▸ Supplied information:
------------------------------

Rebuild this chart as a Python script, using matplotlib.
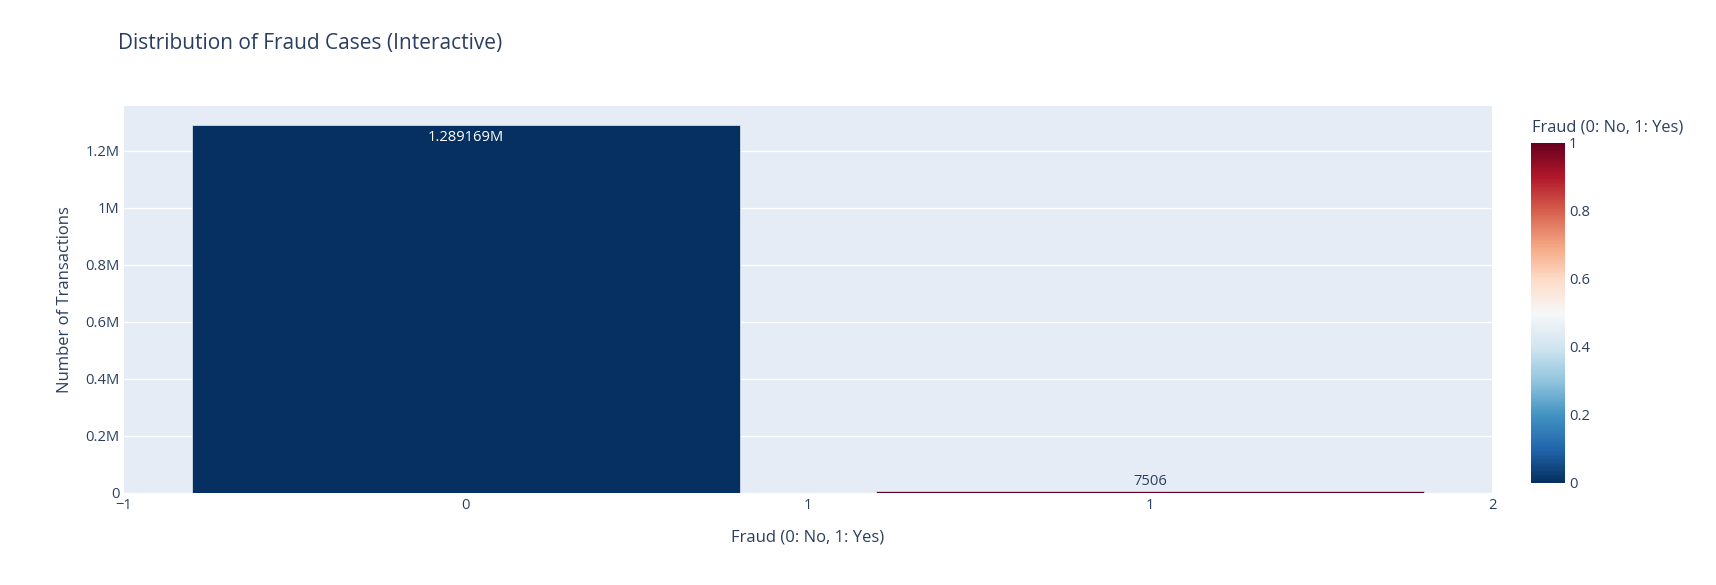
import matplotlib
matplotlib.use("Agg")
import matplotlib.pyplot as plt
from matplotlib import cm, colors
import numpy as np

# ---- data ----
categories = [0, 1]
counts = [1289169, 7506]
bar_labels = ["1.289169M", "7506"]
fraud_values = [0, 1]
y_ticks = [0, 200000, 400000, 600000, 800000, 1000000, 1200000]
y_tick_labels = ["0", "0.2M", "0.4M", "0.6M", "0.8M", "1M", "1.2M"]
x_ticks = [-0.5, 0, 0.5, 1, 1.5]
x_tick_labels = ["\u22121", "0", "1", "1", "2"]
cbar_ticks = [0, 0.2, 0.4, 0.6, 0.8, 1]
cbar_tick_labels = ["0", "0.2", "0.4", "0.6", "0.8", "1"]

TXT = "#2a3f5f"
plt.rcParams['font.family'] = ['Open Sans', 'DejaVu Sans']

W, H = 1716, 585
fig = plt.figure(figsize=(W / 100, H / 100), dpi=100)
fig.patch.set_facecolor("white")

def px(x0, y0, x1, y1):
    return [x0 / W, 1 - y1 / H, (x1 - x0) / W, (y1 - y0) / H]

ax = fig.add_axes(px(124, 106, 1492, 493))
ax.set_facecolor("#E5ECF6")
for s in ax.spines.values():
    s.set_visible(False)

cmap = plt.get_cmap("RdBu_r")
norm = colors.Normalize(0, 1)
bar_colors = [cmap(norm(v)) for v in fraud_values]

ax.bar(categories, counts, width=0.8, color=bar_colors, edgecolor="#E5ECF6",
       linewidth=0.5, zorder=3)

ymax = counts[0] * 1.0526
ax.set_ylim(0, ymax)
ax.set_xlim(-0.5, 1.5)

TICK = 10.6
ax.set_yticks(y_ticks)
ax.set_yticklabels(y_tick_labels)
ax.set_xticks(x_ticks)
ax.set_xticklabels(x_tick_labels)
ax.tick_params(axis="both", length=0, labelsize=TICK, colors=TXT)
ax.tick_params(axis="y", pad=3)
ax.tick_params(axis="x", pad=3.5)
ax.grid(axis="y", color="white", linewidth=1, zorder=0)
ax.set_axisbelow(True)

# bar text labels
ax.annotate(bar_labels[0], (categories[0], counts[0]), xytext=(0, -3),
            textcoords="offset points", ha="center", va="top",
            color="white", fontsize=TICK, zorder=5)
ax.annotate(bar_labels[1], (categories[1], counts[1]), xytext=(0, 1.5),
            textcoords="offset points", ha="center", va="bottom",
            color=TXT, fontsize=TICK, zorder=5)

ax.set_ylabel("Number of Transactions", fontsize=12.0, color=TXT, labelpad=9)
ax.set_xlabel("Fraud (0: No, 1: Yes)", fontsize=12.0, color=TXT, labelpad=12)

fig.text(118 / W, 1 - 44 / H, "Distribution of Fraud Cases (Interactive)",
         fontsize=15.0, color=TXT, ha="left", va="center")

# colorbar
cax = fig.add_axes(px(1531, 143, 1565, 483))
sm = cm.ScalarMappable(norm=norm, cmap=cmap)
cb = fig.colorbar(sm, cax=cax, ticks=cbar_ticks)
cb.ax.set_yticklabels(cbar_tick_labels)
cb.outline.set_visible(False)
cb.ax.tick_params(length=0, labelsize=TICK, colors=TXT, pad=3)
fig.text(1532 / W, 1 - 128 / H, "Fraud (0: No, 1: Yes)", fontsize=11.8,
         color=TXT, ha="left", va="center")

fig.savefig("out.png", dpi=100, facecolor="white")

------------------------------

▸ Requirements: Begin at the first line of the data above and repeat each line exactly, stopping after the line containing "import numpy as np". Omit the pictures.

▸ Exercise solution:
Rebuild this chart as a Python script, using matplotlib.
import matplotlib
matplotlib.use("Agg")
import matplotlib.pyplot as plt
from matplotlib import cm, colors
import numpy as np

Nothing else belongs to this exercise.